Theater & art

Stage Review

Dan Hunter’s ‘Legally Dead’ is alive and well

From left: Kippy Goldfarb, Jen Alison Lewis, and Adrianne Krstansky in the Boston Playwrights’ Theatre’s production of “Legally Dead.’’
Boston Playwrights’ Theatre
From left: Kippy Goldfarb, Jen Alison Lewis, and Adrianne Krstansky in the Boston Playwrights’ Theatre’s production of “Legally Dead.’’

‘Where there’s a will, there’s way,” as the saying goes. So the Lincoln family just needs to find the will. In Dan Hunter’s new play, now up at Boston Playwrights’ Theatre, it’s Christmas Eve, and the Lincolns — mom Marsha and adult children Rebecca, Annie, and Tommy — are home for the holidays at mom’s place on the Gulf Coast of Florida. What’s more, some of the kids are looking to give themselves a Christmas present by selling the family’s Cadillac dealership back in their native Peoria, Ill. The hitch is, they can’t unload it without the OK from their dear departed dad, who’s not dead, just departed — he’s been missing for five years. They need to have him declared legally dead so they can inherit. But . . . where is that will?

Hunter, a former managing director of Boston Playwrights’ Theatre, hails from Iowa, and his previous efforts include the book “Let’s Keep Des Moines a Private Joke” and the song “Please Don’t Burn Perry Como,” so he has a sense of humor. But “Legally Dead” is more of a black comedy. Marsha has secreted a bottle in every nook and cranny of her kitchen, where the entire play (100 minutes with no intermission) is set, as well as several flasks about her person, and God knows what she has in the never-seen closet, which houses, at the very least, a ping-pong table and a snowblower. Rebecca, who lives with her mother, works as a church secretary and has found Jesus. Lawyer Annie, who’s just arrived from Peoria, is newly divorced and has found sobriety — for the moment. Tommy’s not expected, since he’s spent the past four years in prison for hiring a hitman, but he blows in after getting a Christmas release. Yorkshire terrier Walter, on the other hand, has gone missing.

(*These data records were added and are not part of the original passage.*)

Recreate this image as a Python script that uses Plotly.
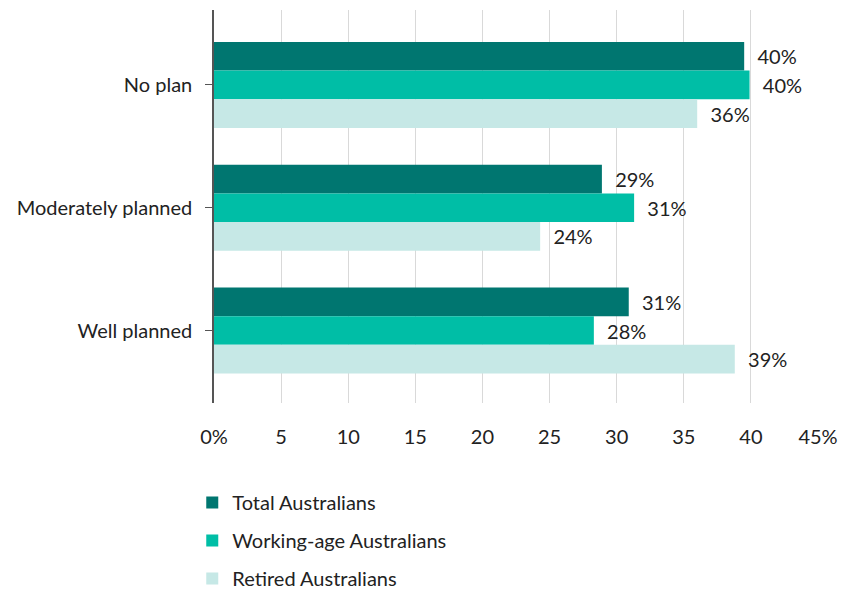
import plotly.graph_objects as go

# Share of Australians by retirement planning status
categories = ["No plan", "Moderately planned", "Well planned"]
total_australians = [39.5, 28.9, 30.9]
working_age_australians = [39.9, 31.3, 28.3]
retired_australians = [36.0, 24.3, 38.8]

series_names = ["Total Australians", "Working-age Australians", "Retired Australians"]
series_values = [total_australians, working_age_australians, retired_australians]
series_colors = ["#007670", "#00BEA6", "#C6E8E6"]

tick_values = [0, 5, 10, 15, 20, 25, 30, 35, 40, 45]
tick_labels = ["0%", "5", "10", "15", "20", "25", "30", "35", "40", "45%"]

FONT = "Lato"
FONT_SIZE = 20
TEXT_COLOR = "#222222"

fig = go.Figure()
for name, vals, color in zip(series_names, series_values, series_colors):
    fig.add_trace(go.Bar(
        y=categories,
        x=vals,
        orientation="h",
        name=name,
        legendgroup=name,
        marker=dict(color=color, line=dict(width=0)),
        texttemplate="\u00a0\u00a0%{x:.0f}%",
        textposition="outside",
        constraintext="none",
        cliponaxis=False,
        textfont=dict(family=FONT, size=FONT_SIZE, color=TEXT_COLOR),
        hoverinfo="skip",
    ))

fig.update_layout(
    width=859,
    height=589,
    margin=dict(l=214, r=41, t=10, b=186, autoexpand=False),
    paper_bgcolor="white",
    plot_bgcolor="white",
    barmode="group",
    bargap=0.3,
    bargroupgap=0,
    font=dict(family=FONT, size=FONT_SIZE, color=TEXT_COLOR),
    showlegend=True,
    legend=dict(
        orientation="v",
        x=-0.036,
        xanchor="left",
        yref="container",
        y=0.18,
        yanchor="top",
        traceorder="grouped",
        tracegroupgap=9,
        itemsizing="constant",
        font=dict(family=FONT, size=FONT_SIZE, color=TEXT_COLOR),
    ),
    xaxis=dict(
        range=[0, 45],
        tickvals=tick_values,
        ticktext=tick_labels,
        showgrid=True,
        gridcolor="#D9D9D9",
        gridwidth=1,
        zeroline=False,
        showline=False,
        ticks="",
        ticklabelstandoff=20,
        tickfont=dict(family=FONT, size=FONT_SIZE, color=TEXT_COLOR),
    ),
    yaxis=dict(
        categoryorder="array",
        categoryarray=categories,
        range=[2.59, -0.61],
        showline=True,
        linecolor="#555555",
        linewidth=1.5,
        ticks="outside",
        ticklen=7,
        tickcolor="#555555",
        tickwidth=1,
        ticklabelstandoff=9,
        showgrid=False,
        tickfont=dict(family=FONT, size=FONT_SIZE, color=TEXT_COLOR),
    ),
)

fig.write_html("out.html")
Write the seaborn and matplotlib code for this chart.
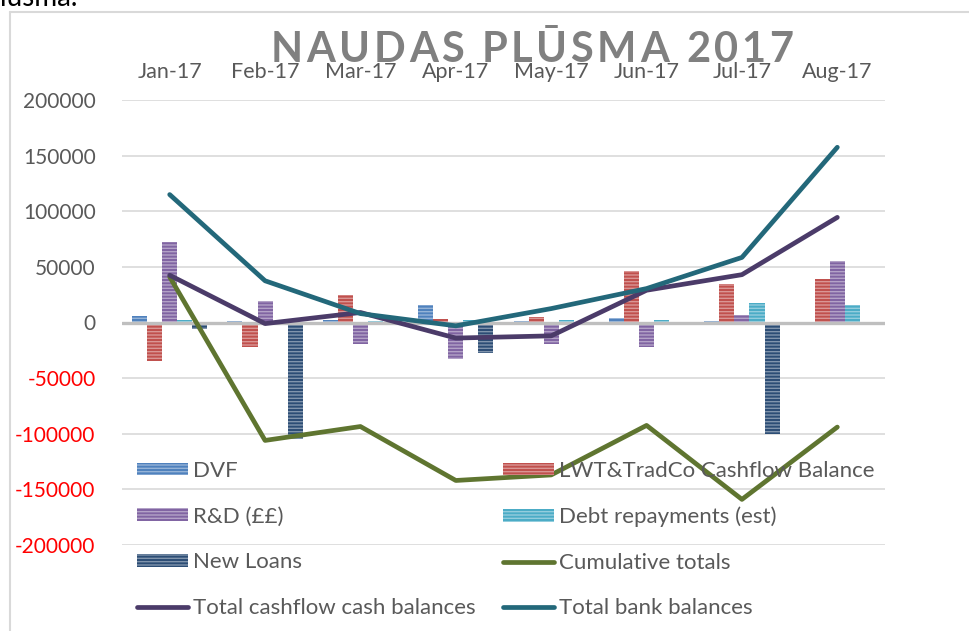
import matplotlib
matplotlib.use('Agg')
import matplotlib.pyplot as plt
import seaborn as sns
import pandas as pd
import numpy as np
from matplotlib.patches import Patch
from matplotlib.lines import Line2D
from matplotlib.colors import to_rgb

# ---------------- data ----------------
months = ['Jan-17', 'Feb-17', 'Mar-17', 'Apr-17', 'May-17', 'Jun-17', 'Jul-17', 'Aug-17']

dvf = [6000, 1000, 2000, 16000, 1500, 4000, 1500, 0]
lwt = [-35000, -22000, 25000, 3000, 4500, 46000, 35000, 39000]
rnd = [72000, 19000, -19000, -33000, -19500, -22000, 7000, 55000]
debt = [2400, 0, 1000, 2500, 2000, 2500, 17500, 15500]
new_loans = [-5500, -105000, 0, -27000, 0, 0, -100000, 0]

cumulative = [41000, -106000, -93500, -142000, -137000, -92500, -159000, -94000]
cashflow_bal = [42500, -1000, 9000, -14000, -12000, 29000, 43000, 94500]
bank_bal = [115000, 37500, 8000, -3000, 12500, 30500, 58500, 157500]

bar_series = ['DVF', 'LWT&TradCo Cashflow Balance', 'R&D (££)', 'Debt repayments (est)', 'New Loans']
line_series = ['Cumulative totals', 'Total cashflow cash balances', 'Total bank balances']
yticks = [200000, 150000, 100000, 50000, 0, -50000, -100000, -150000, -200000]
title = 'NAUDAS PLŪSMA 2017'

bar_colors = {'DVF': '#4F81BD', 'LWT&TradCo Cashflow Balance': '#C0504D',
              'R&D (££)': '#8064A2', 'Debt repayments (est)': '#4BACC6',
              'New Loans': '#2C4D75'}
line_colors = {'Cumulative totals': '#5F7530', 'Total cashflow cash balances': '#4B3B69',
               'Total bank balances': '#23687A'}

# ---------------- frames ----------------
bar_df = pd.DataFrame({
    'month': months * 5,
    'series': np.repeat(bar_series, len(months)),
    'value': dvf + lwt + rnd + debt + new_loans,
})
line_df = pd.DataFrame({
    'pos': list(range(len(months))) * 3,
    'series': np.repeat(line_series, len(months)),
    'value': cumulative + cashflow_bal + bank_bal,
})

sns.set_theme(style='white')
plt.rcParams['font.family'] = ['Lato', 'DejaVu Sans']
plt.rcParams['hatch.linewidth'] = 1.0

W, H = 970, 631
fig = plt.figure(figsize=(W / 100, H / 100), dpi=100)
ax = fig.add_axes([122 / W, 1 - 545 / H, (885 - 122) / W, (545 - 100) / H])


def lighten(c, f):
    r, g, b = to_rgb(c)
    return (r + (1 - r) * f, g + (1 - g) * f, b + (1 - b) * f)


sns.barplot(data=bar_df, x='month', y='value', hue='series', order=months,
            hue_order=bar_series, palette=bar_colors, width=0.79, saturation=1,
            errorbar=None, legend=False, ax=ax, zorder=2)

for cont, name in zip(ax.containers, bar_series):
    for p in cont:
        p.set_edgecolor(lighten(bar_colors[name], 0.4))
        p.set_linewidth(0)
        p.set_hatch('-----')

ax.axhline(0, color='#BFBFBF', lw=2.4, zorder=2.5)

sns.lineplot(data=line_df, x='pos', y='value', hue='series', hue_order=line_series,
             palette=line_colors, linewidth=3.4, legend=False, ax=ax, sort=False,
             zorder=4)
for ln in ax.lines:
    ln.set_solid_capstyle('round')
    ln.set_solid_joinstyle('round')

ax.set_xlim(-0.5, len(months) - 0.5)
ax.set_ylim(-200000, 200000)
ax.set_yticks(yticks)
ax.set_yticklabels([str(v) for v in yticks])
for lab, v in zip(ax.get_yticklabels(), yticks):
    lab.set_color('#FF0000' if v < 0 else '#595959')
ax.set_xticks(range(len(months)))
ax.set_xticklabels(months)
ax.xaxis.tick_top()
ax.set_xlabel('')
ax.set_ylabel('')
ax.tick_params(axis='y', length=0, pad=19, labelsize=15)
ax.tick_params(axis='x', length=0, pad=13, labelsize=15.5, labelcolor='#595959')
ax.grid(axis='y', color='#D9D9D9', lw=1.2)
ax.grid(axis='x', visible=False)
ax.set_axisbelow(True)
for s in ax.spines.values():
    s.set_visible(False)

# ---------------- legend ----------------
def bar_handle(name):
    return Patch(facecolor=bar_colors[name], edgecolor=lighten(bar_colors[name], 0.4),
                 linewidth=0, hatch='-----')


def line_handle(name):
    return Line2D([], [], color=line_colors[name], lw=3.4, solid_capstyle='round')


order = [('DVF', 'b'), ('R&D (££)', 'b'), ('New Loans', 'b'), ('Total cashflow cash balances', 'l'),
         ('LWT&TradCo Cashflow Balance', 'b'), ('Debt repayments (est)', 'b'),
         ('Cumulative totals', 'l'), ('Total bank balances', 'l')]
handles = [bar_handle(n) if k == 'b' else line_handle(n) for n, k in order]
labels = [n for n, _ in order]
leg = fig.legend(handles, labels, ncol=2, loc='upper left',
                 bbox_to_anchor=(137 / W, 1 - 461 / H), frameon=False, fontsize=16,
                 handlelength=2.3, handleheight=0.5, handletextpad=0.22,
                 labelspacing=1.15, columnspacing=1.22, borderpad=0, borderaxespad=0)
for t in leg.get_texts():
    t.set_color('#595959')

# ---------------- title (letter-spaced) & decorations ----------------
renderer = fig.canvas.get_renderer()
tprops = dict(fontsize=30, fontweight='bold', color='#808080')
spacing = 3.6  # extra px between letters


def text_w(s):
    t = fig.text(0, 0, s + 'I', **tprops)
    w = t.get_window_extent(renderer).width
    t.remove()
    return w


base_w = text_w('')
advances = [text_w(title[:i]) - base_w for i in range(len(title) + 1)]
total_w = advances[-1] + spacing * (len(title) - 1)
x0 = 532 - total_w / 2
for i, ch in enumerate(title):
    if ch == ' ':
        continue
    fig.text((x0 + advances[i] + spacing * i) / W, 1 - 50 / H, ch, ha='left', va='center',
             **tprops)

fig.text(0, 1 - 6 / H, 'lusma.', ha='left', va='baseline', fontsize=20, color='black')
fig.add_artist(Line2D([10 / W, 10 / W], [0, 1 - 12 / H], transform=fig.transFigure,
                      color='#D9D9D9', lw=1.5))
fig.add_artist(Line2D([10 / W, 1], [1 - 12 / H, 1 - 12 / H], transform=fig.transFigure,
                      color='#D9D9D9', lw=1.5))

fig.savefig('out.png', dpi=100)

Why does Marsha have a Canon “vintage” toner cartridge on the table when she has no printer? Why does Rebecca keep drinking from the Windex bottle? Who was Tommy’s hitman supposed to hit? Is it a good idea to vacuum your dog after giving it a bath? And will dad eventually come out of that closet? One glance at Cristina Todesco’s hilariously tacky set makes it clear the answers will be over the top. Marsha’s kitchen is a riot of plastic, Formica, and linoleum, with green plaid wallpaper, and cabinetry in a hideously bright turquoise. A small Toshiba TV anchors one corner; the walls are festooned with imitation Early American prints and a couple of mounted fish; the refrigerator sports a heart-shaped magnet with a photo of Walter. The few concessions to the season include a styrofoam snowman and, high overhead, a huge plastic Santa and sleigh with flamingo reindeer.


Director Steven Bogart and the four actors (Walter, for reasons that are immediately obvious, is not played by a live dog) keep Hunter’s uproarious script hopping. Jen Alison Lewis’s self-righteous Rebecca favors pink gloves and goggles for cleaning and obsesses over “Jesus jewelry.” Adrianne Krstansky offers a bossy, single-minded Annie who’s desperate for money but shows her sentimental side when she reconnects with her childhood stuffed chimpanzee, Zippy. Christopher James Webb’s Tommy is a smooth-talking bully who wants the family business for himself. And Kippy Goldfarb, as Marsha, seems devoted to protecting the Lincoln name but shows her true colors when the wills — a quartet of them — start to turn up. Somehow all four actors manage to make their characters likable. “Legally Dead” would play well in Peoria. It would play well just about anywhere.